If it’s any consolation, Demi, I think my husband has always crushed on you.
Suffice it to say, Demi Moore’s “Inside Out” isn’t 250+ pages of juicy fun storytelling, a la Rob Lowe’s or Kathy Griffin’s memoirs. In fact, it’s kind of ironic to say this, given it’s likely the last response she’s trying to elicit, but it really is … all about her.
I’m not saying that in a “Wow, she’s a freakishly huge narcissist” kind of way. In fact, it’s probably exactly the opposite. What comes across to me in her storytelling is that it feels like she’s spent her entire life to date just trying to find a place to be comfortable in her own skin, and prefers anonymity to the paparazzi.
Yes, there are insider looks into her time with Emilio Estevez and marriages to Bruce Willis and Ashton Kutcher.

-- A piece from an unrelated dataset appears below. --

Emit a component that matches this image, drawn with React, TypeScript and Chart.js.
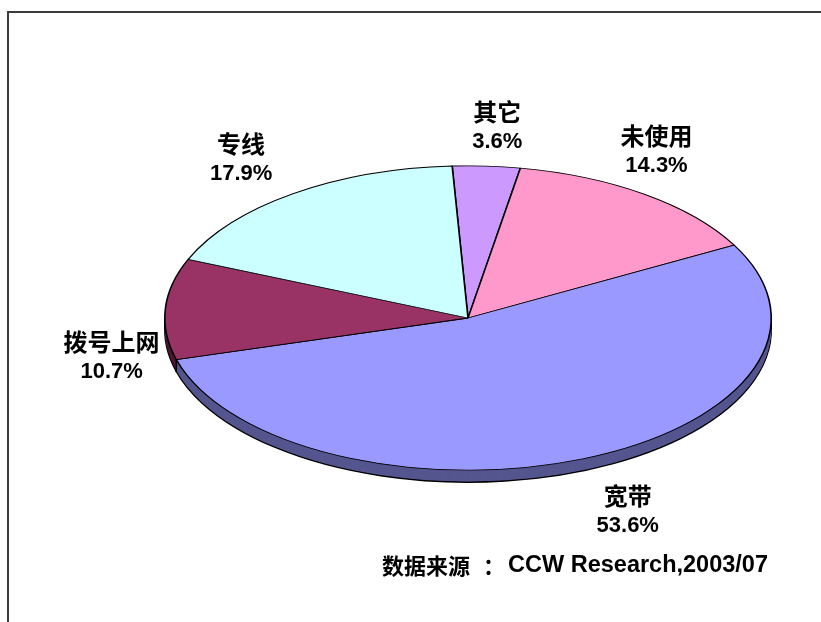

She talks about landing movie roles, but doesn’t divulge much about her costars (other than maybe that Tony Geary likes the afternoon cocktail and Adrian Lyne is kinda weird with his method of directing.)
But this memoir is more about Moore exorcizing the demons of self-doubt that have followed her from a very early age and lasting well past her 50th birthday. And it’s that admission of self-doubt and of a craving for validation that make this story so accessible. We all want to be loved by our mothers and our fathers. We want to understand the meaning of value so that we don’t think the only way to get someone’s approval is to let them use us physically as they see fit. Match them drink for drink, drug for drug. We all want to be self-confident enough that another’s approval isn’t necessary, period.
Moore’s childhood is haunting, quirky and includes the occasional celebrity cameo, but mostly it’s heartbreaking. It’s the kind of childhood that allows one to understand why a person marries young and marries quickly. To feel needed. Necessary. A part of something larger than one’s self. To be the mother they never had. Here’s to hoping she’s found that peace.
I picked this up because I’ve always been a fan since the days of General Hospital and have thought she’s just kind of a badass. Turns out, she really is. It’s a great quick, but not soon forgotten, read.